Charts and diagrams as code
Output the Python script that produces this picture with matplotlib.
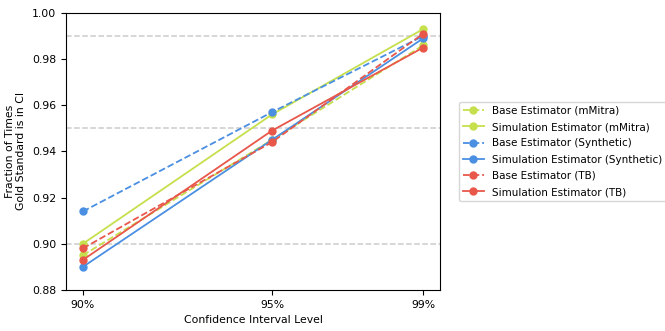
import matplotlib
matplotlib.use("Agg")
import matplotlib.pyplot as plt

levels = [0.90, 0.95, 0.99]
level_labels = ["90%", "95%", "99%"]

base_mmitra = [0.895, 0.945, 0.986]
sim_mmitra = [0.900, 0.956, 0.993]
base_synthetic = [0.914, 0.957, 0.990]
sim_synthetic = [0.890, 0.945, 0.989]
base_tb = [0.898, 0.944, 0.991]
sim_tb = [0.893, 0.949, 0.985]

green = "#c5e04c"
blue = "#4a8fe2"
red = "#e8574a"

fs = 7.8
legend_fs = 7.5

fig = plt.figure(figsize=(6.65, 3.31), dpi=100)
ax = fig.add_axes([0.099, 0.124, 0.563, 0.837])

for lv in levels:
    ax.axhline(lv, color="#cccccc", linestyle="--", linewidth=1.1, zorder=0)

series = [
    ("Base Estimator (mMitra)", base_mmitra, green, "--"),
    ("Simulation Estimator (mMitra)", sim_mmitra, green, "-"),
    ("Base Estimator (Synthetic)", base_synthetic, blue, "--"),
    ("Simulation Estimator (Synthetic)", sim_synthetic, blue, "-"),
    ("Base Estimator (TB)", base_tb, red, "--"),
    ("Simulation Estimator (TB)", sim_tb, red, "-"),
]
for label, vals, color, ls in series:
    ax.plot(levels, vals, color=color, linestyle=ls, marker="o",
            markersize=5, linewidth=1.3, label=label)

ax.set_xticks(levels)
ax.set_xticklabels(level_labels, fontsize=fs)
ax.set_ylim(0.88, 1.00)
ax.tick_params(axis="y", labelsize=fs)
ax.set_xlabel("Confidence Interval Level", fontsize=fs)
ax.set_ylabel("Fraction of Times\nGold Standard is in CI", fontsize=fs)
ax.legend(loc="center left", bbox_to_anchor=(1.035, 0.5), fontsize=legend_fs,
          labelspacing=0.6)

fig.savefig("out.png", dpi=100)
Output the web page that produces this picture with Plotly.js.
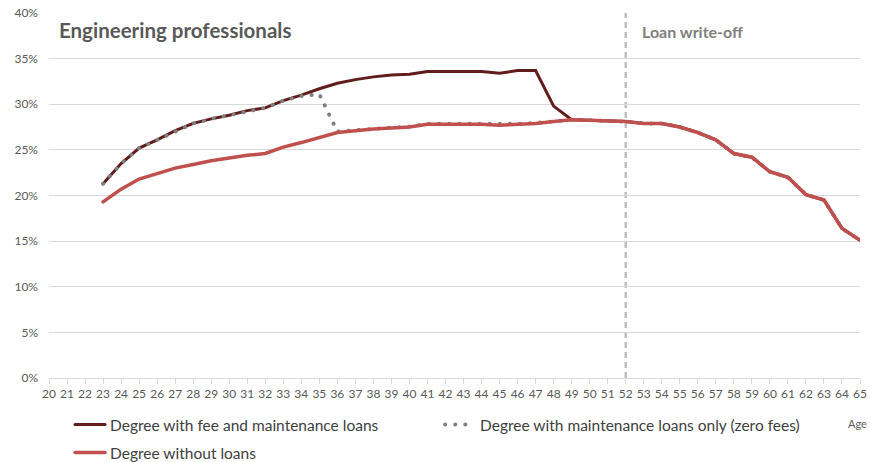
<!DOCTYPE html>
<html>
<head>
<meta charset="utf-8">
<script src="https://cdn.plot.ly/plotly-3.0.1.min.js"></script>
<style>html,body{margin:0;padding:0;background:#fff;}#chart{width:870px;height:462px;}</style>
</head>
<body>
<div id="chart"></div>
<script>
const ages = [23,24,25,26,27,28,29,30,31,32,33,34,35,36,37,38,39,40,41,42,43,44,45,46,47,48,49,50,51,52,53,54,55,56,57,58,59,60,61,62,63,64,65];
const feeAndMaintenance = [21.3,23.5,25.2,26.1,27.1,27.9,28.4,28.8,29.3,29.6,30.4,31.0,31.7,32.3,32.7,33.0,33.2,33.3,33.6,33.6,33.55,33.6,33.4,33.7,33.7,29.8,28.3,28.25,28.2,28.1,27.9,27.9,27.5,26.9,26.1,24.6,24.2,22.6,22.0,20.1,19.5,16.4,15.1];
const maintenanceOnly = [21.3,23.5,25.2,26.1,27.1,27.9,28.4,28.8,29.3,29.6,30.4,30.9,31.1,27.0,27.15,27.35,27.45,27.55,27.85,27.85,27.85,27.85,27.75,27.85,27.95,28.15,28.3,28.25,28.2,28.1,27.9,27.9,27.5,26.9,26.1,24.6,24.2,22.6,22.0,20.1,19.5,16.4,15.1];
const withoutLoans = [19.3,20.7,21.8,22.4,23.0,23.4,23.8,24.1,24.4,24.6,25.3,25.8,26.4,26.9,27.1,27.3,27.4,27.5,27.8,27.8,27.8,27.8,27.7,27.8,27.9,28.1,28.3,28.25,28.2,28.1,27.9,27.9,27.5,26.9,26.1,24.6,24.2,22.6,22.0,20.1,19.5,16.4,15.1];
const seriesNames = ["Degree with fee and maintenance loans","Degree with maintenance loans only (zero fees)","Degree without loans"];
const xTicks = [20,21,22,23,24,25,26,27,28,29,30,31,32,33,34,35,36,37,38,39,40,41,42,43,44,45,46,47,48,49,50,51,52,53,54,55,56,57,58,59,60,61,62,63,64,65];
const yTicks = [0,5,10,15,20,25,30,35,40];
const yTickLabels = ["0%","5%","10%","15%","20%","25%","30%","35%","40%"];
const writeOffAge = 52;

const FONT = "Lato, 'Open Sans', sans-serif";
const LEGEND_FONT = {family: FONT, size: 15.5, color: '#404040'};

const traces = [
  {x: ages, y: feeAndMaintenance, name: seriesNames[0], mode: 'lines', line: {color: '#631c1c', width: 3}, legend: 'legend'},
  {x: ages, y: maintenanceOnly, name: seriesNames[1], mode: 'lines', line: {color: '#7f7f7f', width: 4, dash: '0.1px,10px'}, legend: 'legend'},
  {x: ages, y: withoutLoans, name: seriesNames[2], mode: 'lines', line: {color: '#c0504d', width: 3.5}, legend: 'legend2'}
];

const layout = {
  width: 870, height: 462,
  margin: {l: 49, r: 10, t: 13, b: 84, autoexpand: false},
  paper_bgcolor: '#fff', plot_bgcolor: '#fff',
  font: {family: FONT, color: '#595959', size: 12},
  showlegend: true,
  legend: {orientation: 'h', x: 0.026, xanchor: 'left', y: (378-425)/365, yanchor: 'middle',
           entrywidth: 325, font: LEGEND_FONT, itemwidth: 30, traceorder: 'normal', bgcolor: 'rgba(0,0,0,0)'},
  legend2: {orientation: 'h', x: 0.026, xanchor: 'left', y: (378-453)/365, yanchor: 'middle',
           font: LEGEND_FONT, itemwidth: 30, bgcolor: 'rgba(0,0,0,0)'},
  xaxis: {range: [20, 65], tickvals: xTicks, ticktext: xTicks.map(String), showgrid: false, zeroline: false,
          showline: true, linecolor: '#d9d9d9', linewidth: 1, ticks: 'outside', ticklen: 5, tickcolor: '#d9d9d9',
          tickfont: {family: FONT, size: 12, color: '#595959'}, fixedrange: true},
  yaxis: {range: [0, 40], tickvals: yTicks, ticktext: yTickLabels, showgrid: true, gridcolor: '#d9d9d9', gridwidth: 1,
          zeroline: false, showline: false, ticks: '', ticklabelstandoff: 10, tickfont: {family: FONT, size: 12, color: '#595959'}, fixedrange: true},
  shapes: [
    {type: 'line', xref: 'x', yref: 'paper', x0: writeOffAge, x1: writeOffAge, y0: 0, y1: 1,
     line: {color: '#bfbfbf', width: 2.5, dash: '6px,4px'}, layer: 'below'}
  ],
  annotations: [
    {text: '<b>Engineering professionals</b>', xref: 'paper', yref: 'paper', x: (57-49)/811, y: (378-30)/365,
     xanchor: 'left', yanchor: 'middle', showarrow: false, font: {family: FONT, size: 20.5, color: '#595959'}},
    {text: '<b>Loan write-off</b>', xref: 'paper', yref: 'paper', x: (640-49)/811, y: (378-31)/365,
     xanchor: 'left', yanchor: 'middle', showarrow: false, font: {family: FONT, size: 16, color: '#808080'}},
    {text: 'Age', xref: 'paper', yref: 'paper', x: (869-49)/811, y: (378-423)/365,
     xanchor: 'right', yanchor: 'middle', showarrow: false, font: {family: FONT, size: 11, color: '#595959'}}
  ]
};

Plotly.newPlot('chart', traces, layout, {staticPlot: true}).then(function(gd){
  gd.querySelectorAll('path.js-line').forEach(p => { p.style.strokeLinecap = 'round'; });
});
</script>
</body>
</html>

# [EXERCISE OBJECTIVE]
Begin at the first line of the material and copy each line exactly through the one containing "ax = fig.add_axes([0.099, 0.124, 0.563, 0.837])". Omit pictures.

# [RESPONSE]
Output the Python script that produces this picture with matplotlib.
import matplotlib
matplotlib.use("Agg")
import matplotlib.pyplot as plt

levels = [0.90, 0.95, 0.99]
level_labels = ["90%", "95%", "99%"]

base_mmitra = [0.895, 0.945, 0.986]
sim_mmitra = [0.900, 0.956, 0.993]
base_synthetic = [0.914, 0.957, 0.990]
sim_synthetic = [0.890, 0.945, 0.989]
base_tb = [0.898, 0.944, 0.991]
sim_tb = [0.893, 0.949, 0.985]

green = "#c5e04c"
blue = "#4a8fe2"
red = "#e8574a"

fs = 7.8
legend_fs = 7.5

fig = plt.figure(figsize=(6.65, 3.31), dpi=100)
ax = fig.add_axes([0.099, 0.124, 0.563, 0.837])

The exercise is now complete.